• **OBJECTIVE**
Would you transcribe the listing that follows, character for character, and omit its images?

· · ·

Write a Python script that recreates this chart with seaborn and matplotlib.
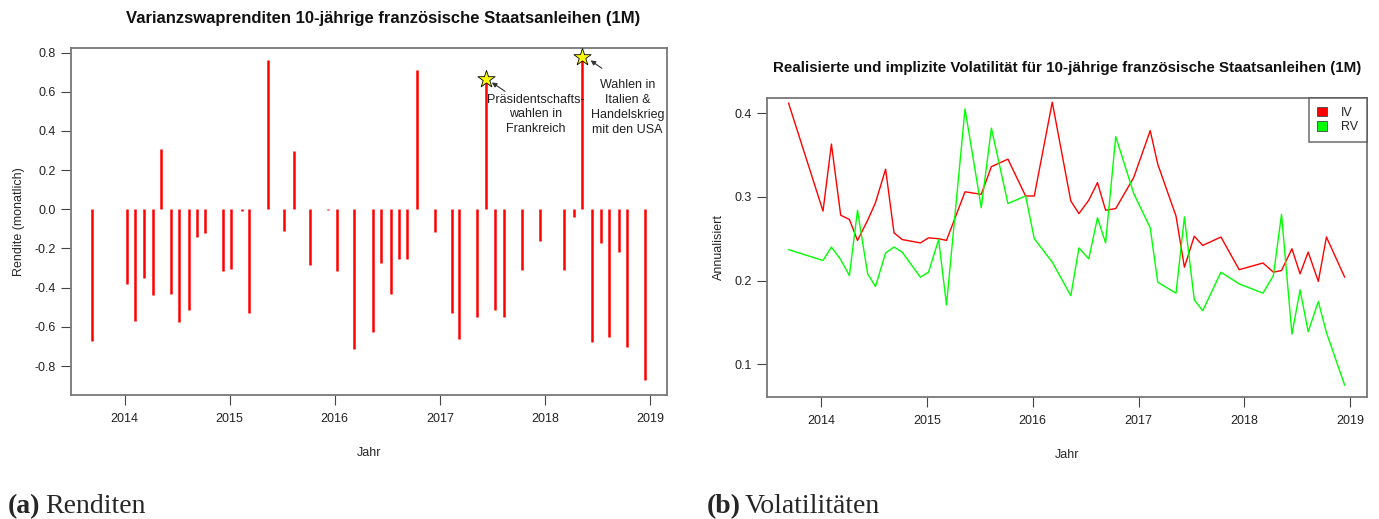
import pandas as pd
import seaborn as sns
import matplotlib.pyplot as plt
import matplotlib.dates as mdates

# observation dates (monthly, some months missing)
dates = ["2013-09-11", "2014-01-08", "2014-02-06", "2014-03-10", "2014-04-09",
         "2014-05-07", "2014-06-11", "2014-07-08", "2014-08-12", "2014-09-10",
         "2014-10-08", "2014-12-10", "2015-01-07", "2015-02-11", "2015-03-10",
         "2015-05-13", "2015-07-08", "2015-08-12", "2015-10-08", "2015-12-08",
         "2016-01-07", "2016-03-09", "2016-05-12", "2016-06-09", "2016-07-13",
         "2016-08-12", "2016-09-09", "2016-10-14", "2016-12-15", "2017-02-10",
         "2017-03-08", "2017-05-10", "2017-06-08", "2017-07-12", "2017-08-10",
         "2017-10-12", "2017-12-14", "2018-03-06", "2018-04-11", "2018-05-09",
         "2018-06-14", "2018-07-12", "2018-08-09", "2018-09-13", "2018-10-11",
         "2018-12-13"]

renditen = [-0.67, -0.38, -0.57, -0.35, -0.44, 0.31, -0.43, -0.575, -0.515, -0.14,
            -0.12, -0.315, -0.305, -0.01, -0.53, 0.76, -0.11, 0.295, -0.285, -0.005,
            -0.315, -0.715, -0.625, -0.275, -0.43, -0.255, -0.255, 0.71, -0.115, -0.53,
            -0.66, -0.55, 0.665, -0.515, -0.55, -0.31, -0.16, -0.31, -0.04, 0.775,
            -0.675, -0.17, -0.65, -0.22, -0.705, -0.87]

iv = [0.412, 0.283, 0.363, 0.278, 0.273, 0.248, 0.272, 0.293, 0.333, 0.257,
      0.249, 0.245, 0.251, 0.250, 0.248, 0.306, 0.303, 0.336, 0.345, 0.301,
      0.301, 0.413, 0.295, 0.280, 0.296, 0.317, 0.284, 0.286, 0.323, 0.379,
      0.339, 0.277, 0.216, 0.253, 0.242, 0.252, 0.213, 0.221, 0.210, 0.212,
      0.238, 0.208, 0.234, 0.199, 0.252, 0.204]

rv = [0.237, 0.224, 0.240, 0.225, 0.206, 0.284, 0.208, 0.193, 0.233, 0.240,
      0.234, 0.204, 0.210, 0.249, 0.171, 0.405, 0.287, 0.382, 0.292, 0.301,
      0.250, 0.222, 0.182, 0.239, 0.226, 0.275, 0.245, 0.372, 0.304, 0.263,
      0.198, 0.185, 0.276, 0.177, 0.164, 0.210, 0.196, 0.185, 0.206, 0.279,
      0.136, 0.189, 0.139, 0.175, 0.138, 0.075]

events = ["2017-06-08", "2018-05-09"]
event_labels = ["Präsidentschafts-\nwahlen in\nFrankreich",
                "Wahlen in\nItalien &\nHandelskrieg\nmit den USA"]
year_ticks = ["2014", "2015", "2016", "2017", "2018", "2019"]


def yr(y):
    # decimal year -> Timestamp (for placing text)
    return pd.Timestamp("2014-01-01") + pd.Timedelta(days=(y - 2014) * 365.25)


sns.set_style("white")
plt.rcParams['font.family'] = ['Liberation Sans', 'DejaVu Sans']
plt.rcParams['axes.unicode_minus'] = False

df = pd.DataFrame({"Datum": pd.to_datetime(dates), "Rendite": renditen,
                   "IV": iv, "RV": rv})
vol = df.melt(id_vars="Datum", value_vars=["IV", "RV"], var_name="Serie", value_name="Vol")
ev = df[df["Datum"].isin(pd.to_datetime(events))]

fig = plt.figure(figsize=(13.79, 5.19), dpi=100)
ax1 = fig.add_axes([71 / 1379, 1 - 395 / 519, 596 / 1379, 347 / 519])
ax2 = fig.add_axes([767 / 1379, 1 - 397 / 519, 600 / 1379, 299 / 519])

# left: returns as vertical lines
ax1.vlines(df["Datum"], 0, df["Rendite"], color="#ff0000", lw=1.8)
sns.scatterplot(data=ev, x="Datum", y="Rendite", marker="*", s=170, color="#ffff00",
                edgecolor="black", linewidth=0.6, zorder=4, ax=ax1)
ax1.annotate("", xy=(yr(2017.47), 0.655), xytext=(yr(2017.64), 0.594),
             arrowprops=dict(arrowstyle="-|>", lw=0.8, color="#333333", mutation_scale=7))
ax1.annotate("", xy=(yr(2018.41), 0.768), xytext=(yr(2018.56), 0.711),
             arrowprops=dict(arrowstyle="-|>", lw=0.8, color="#333333", mutation_scale=7))
ax1.text(yr(2017.91), 0.484, event_labels[0], ha="center", va="center", fontsize=9,
         linespacing=1.32, color="#222222")
ax1.text(yr(2018.78), 0.52, event_labels[1], ha="center", va="center", fontsize=9,
         linespacing=1.32, color="#222222")
ax1.set_ylim(-0.948, 0.823)
ax1.set_yticks([-0.8, -0.6, -0.4, -0.2, 0.0, 0.2, 0.4, 0.6, 0.8])
ax1.set_yticklabels(["-0.8", "-0.6", "-0.4", "-0.2", "0.0", "0.2", "0.4", "0.6", "0.8"])
ax1.set_ylabel("Rendite (monatlich)", fontsize=9, labelpad=7)

# right: implied vs realized volatility
sns.lineplot(data=vol, x="Datum", y="Vol", hue="Serie", palette={"IV": "#ff0000", "RV": "#00ff00"},
             lw=1, ax=ax2, legend=False)
ax2.set_ylim(0.061, 0.418)
ax2.set_yticks([0.1, 0.2, 0.3, 0.4])
ax2.set_ylabel("Annualisiert", fontsize=9, labelpad=7)
handles = [plt.Rectangle((0, 0), 1, 1, fc="#ff0000", ec="#444444", lw=0.6),
           plt.Rectangle((0, 0), 1, 1, fc="#00ff00", ec="#444444", lw=0.6)]
leg = ax2.legend(handles, ["IV", "RV"], loc="upper right", fontsize=9, frameon=True,
                 fancybox=False, borderaxespad=0, handlelength=0.8, handleheight=0.8,
                 handletextpad=1.1, labelspacing=0.2, borderpad=0.7)
leg.get_frame().set_edgecolor("#555555")
leg.get_frame().set_linewidth(1.2)

for ax in (ax1, ax2):
    ax.set_xlim(yr(2013.49), yr(2019.158))
    ax.set_xticks(pd.to_datetime(year_ticks))
    ax.xaxis.set_major_formatter(mdates.DateFormatter("%Y"))
    ax.set_xlabel("Jahr", fontsize=9, labelpad=16)
    ax.tick_params(axis="both", direction="out", length=7, width=0.8, color="#444444",
                   labelsize=9, labelcolor="#222222", bottom=True, left=True, pad=4)
    ax.tick_params(axis="x", pad=6)
    for s in ax.spines.values():
        s.set_color("#777777")
        s.set_linewidth(1.3)

fig.text(383 / 1379, 1 - 18 / 519, "Varianzswaprenditen 10-jährige französische Staatsanleihen (1M)",
         ha="center", va="center", fontsize=12, fontweight="bold", color="#111111")
fig.text(1067 / 1379, 1 - 68 / 519,
         "Realisierte und implizite Volatilität für 10-jährige französische Staatsanleihen (1M)",
         ha="center", va="center", fontsize=10.9, fontweight="bold", color="#111111")

fig.text(8 / 1379, 1 - 513 / 519, "(a)", ha="left", va="baseline", fontsize=20,
         fontweight="bold", family="Liberation Serif")
fig.text(45 / 1379, 1 - 513 / 519, "Renditen", ha="left", va="baseline", fontsize=20,
         family="Liberation Serif")
fig.text(707 / 1379, 1 - 513 / 519, "(b)", ha="left", va="baseline", fontsize=20,
         fontweight="bold", family="Liberation Serif")
fig.text(745 / 1379, 1 - 513 / 519, "Volatilitäten", ha="left", va="baseline", fontsize=20,
         family="Liberation Serif")

plt.savefig("out.png", dpi=100)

· · ·

• **RESPONSE**
Write a Python script that recreates this chart with seaborn and matplotlib.
import pandas as pd
import seaborn as sns
import matplotlib.pyplot as plt
import matplotlib.dates as mdates

# observation dates (monthly, some months missing)
dates = ["2013-09-11", "2014-01-08", "2014-02-06", "2014-03-10", "2014-04-09",
         "2014-05-07", "2014-06-11", "2014-07-08", "2014-08-12", "2014-09-10",
         "2014-10-08", "2014-12-10", "2015-01-07", "2015-02-11", "2015-03-10",
         "2015-05-13", "2015-07-08", "2015-08-12", "2015-10-08", "2015-12-08",
         "2016-01-07", "2016-03-09", "2016-05-12", "2016-06-09", "2016-07-13",
         "2016-08-12", "2016-09-09", "2016-10-14", "2016-12-15", "2017-02-10",
         "2017-03-08", "2017-05-10", "2017-06-08", "2017-07-12", "2017-08-10",
         "2017-10-12", "2017-12-14", "2018-03-06", "2018-04-11", "2018-05-09",
         "2018-06-14", "2018-07-12", "2018-08-09", "2018-09-13", "2018-10-11",
         "2018-12-13"]

renditen = [-0.67, -0.38, -0.57, -0.35, -0.44, 0.31, -0.43, -0.575, -0.515, -0.14,
            -0.12, -0.315, -0.305, -0.01, -0.53, 0.76, -0.11, 0.295, -0.285, -0.005,
            -0.315, -0.715, -0.625, -0.275, -0.43, -0.255, -0.255, 0.71, -0.115, -0.53,
            -0.66, -0.55, 0.665, -0.515, -0.55, -0.31, -0.16, -0.31, -0.04, 0.775,
            -0.675, -0.17, -0.65, -0.22, -0.705, -0.87]

iv = [0.412, 0.283, 0.363, 0.278, 0.273, 0.248, 0.272, 0.293, 0.333, 0.257,
      0.249, 0.245, 0.251, 0.250, 0.248, 0.306, 0.303, 0.336, 0.345, 0.301,
      0.301, 0.413, 0.295, 0.280, 0.296, 0.317, 0.284, 0.286, 0.323, 0.379,
      0.339, 0.277, 0.216, 0.253, 0.242, 0.252, 0.213, 0.221, 0.210, 0.212,
      0.238, 0.208, 0.234, 0.199, 0.252, 0.204]

rv = [0.237, 0.224, 0.240, 0.225, 0.206, 0.284, 0.208, 0.193, 0.233, 0.240,
      0.234, 0.204, 0.210, 0.249, 0.171, 0.405, 0.287, 0.382, 0.292, 0.301,
      0.250, 0.222, 0.182, 0.239, 0.226, 0.275, 0.245, 0.372, 0.304, 0.263,
      0.198, 0.185, 0.276, 0.177, 0.164, 0.210, 0.196, 0.185, 0.206, 0.279,
      0.136, 0.189, 0.139, 0.175, 0.138, 0.075]

events = ["2017-06-08", "2018-05-09"]
event_labels = ["Präsidentschafts-\nwahlen in\nFrankreich",
                "Wahlen in\nItalien &\nHandelskrieg\nmit den USA"]
year_ticks = ["2014", "2015", "2016", "2017", "2018", "2019"]


def yr(y):
    # decimal year -> Timestamp (for placing text)
    return pd.Timestamp("2014-01-01") + pd.Timedelta(days=(y - 2014) * 365.25)


sns.set_style("white")
plt.rcParams['font.family'] = ['Liberation Sans', 'DejaVu Sans']
plt.rcParams['axes.unicode_minus'] = False

df = pd.DataFrame({"Datum": pd.to_datetime(dates), "Rendite": renditen,
                   "IV": iv, "RV": rv})
vol = df.melt(id_vars="Datum", value_vars=["IV", "RV"], var_name="Serie", value_name="Vol")
ev = df[df["Datum"].isin(pd.to_datetime(events))]

fig = plt.figure(figsize=(13.79, 5.19), dpi=100)
ax1 = fig.add_axes([71 / 1379, 1 - 395 / 519, 596 / 1379, 347 / 519])
ax2 = fig.add_axes([767 / 1379, 1 - 397 / 519, 600 / 1379, 299 / 519])

# left: returns as vertical lines
ax1.vlines(df["Datum"], 0, df["Rendite"], color="#ff0000", lw=1.8)
sns.scatterplot(data=ev, x="Datum", y="Rendite", marker="*", s=170, color="#ffff00",
                edgecolor="black", linewidth=0.6, zorder=4, ax=ax1)
ax1.annotate("", xy=(yr(2017.47), 0.655), xytext=(yr(2017.64), 0.594),
             arrowprops=dict(arrowstyle="-|>", lw=0.8, color="#333333", mutation_scale=7))
ax1.annotate("", xy=(yr(2018.41), 0.768), xytext=(yr(2018.56), 0.711),
             arrowprops=dict(arrowstyle="-|>", lw=0.8, color="#333333", mutation_scale=7))
ax1.text(yr(2017.91), 0.484, event_labels[0], ha="center", va="center", fontsize=9,
         linespacing=1.32, color="#222222")
ax1.text(yr(2018.78), 0.52, event_labels[1], ha="center", va="center", fontsize=9,
         linespacing=1.32, color="#222222")
ax1.set_ylim(-0.948, 0.823)
ax1.set_yticks([-0.8, -0.6, -0.4, -0.2, 0.0, 0.2, 0.4, 0.6, 0.8])
ax1.set_yticklabels(["-0.8", "-0.6", "-0.4", "-0.2", "0.0", "0.2", "0.4", "0.6", "0.8"])
ax1.set_ylabel("Rendite (monatlich)", fontsize=9, labelpad=7)

# right: implied vs realized volatility
sns.lineplot(data=vol, x="Datum", y="Vol", hue="Serie", palette={"IV": "#ff0000", "RV": "#00ff00"},
             lw=1, ax=ax2, legend=False)
ax2.set_ylim(0.061, 0.418)
ax2.set_yticks([0.1, 0.2, 0.3, 0.4])
ax2.set_ylabel("Annualisiert", fontsize=9, labelpad=7)
handles = [plt.Rectangle((0, 0), 1, 1, fc="#ff0000", ec="#444444", lw=0.6),
           plt.Rectangle((0, 0), 1, 1, fc="#00ff00", ec="#444444", lw=0.6)]
leg = ax2.legend(handles, ["IV", "RV"], loc="upper right", fontsize=9, frameon=True,
                 fancybox=False, borderaxespad=0, handlelength=0.8, handleheight=0.8,
                 handletextpad=1.1, labelspacing=0.2, borderpad=0.7)
leg.get_frame().set_edgecolor("#555555")
leg.get_frame().set_linewidth(1.2)

for ax in (ax1, ax2):
    ax.set_xlim(yr(2013.49), yr(2019.158))
    ax.set_xticks(pd.to_datetime(year_ticks))
    ax.xaxis.set_major_formatter(mdates.DateFormatter("%Y"))
    ax.set_xlabel("Jahr", fontsize=9, labelpad=16)
    ax.tick_params(axis="both", direction="out", length=7, width=0.8, color="#444444",
                   labelsize=9, labelcolor="#222222", bottom=True, left=True, pad=4)
    ax.tick_params(axis="x", pad=6)
    for s in ax.spines.values():
        s.set_color("#777777")
        s.set_linewidth(1.3)

fig.text(383 / 1379, 1 - 18 / 519, "Varianzswaprenditen 10-jährige französische Staatsanleihen (1M)",
         ha="center", va="center", fontsize=12, fontweight="bold", color="#111111")
fig.text(1067 / 1379, 1 - 68 / 519,
         "Realisierte und implizite Volatilität für 10-jährige französische Staatsanleihen (1M)",
         ha="center", va="center", fontsize=10.9, fontweight="bold", color="#111111")

fig.text(8 / 1379, 1 - 513 / 519, "(a)", ha="left", va="baseline", fontsize=20,
         fontweight="bold", family="Liberation Serif")
fig.text(45 / 1379, 1 - 513 / 519, "Renditen", ha="left", va="baseline", fontsize=20,
         family="Liberation Serif")
fig.text(707 / 1379, 1 - 513 / 519, "(b)", ha="left", va="baseline", fontsize=20,
         fontweight="bold", family="Liberation Serif")
fig.text(745 / 1379, 1 - 513 / 519, "Volatilitäten", ha="left", va="baseline", fontsize=20,
         family="Liberation Serif")

plt.savefig("out.png", dpi=100)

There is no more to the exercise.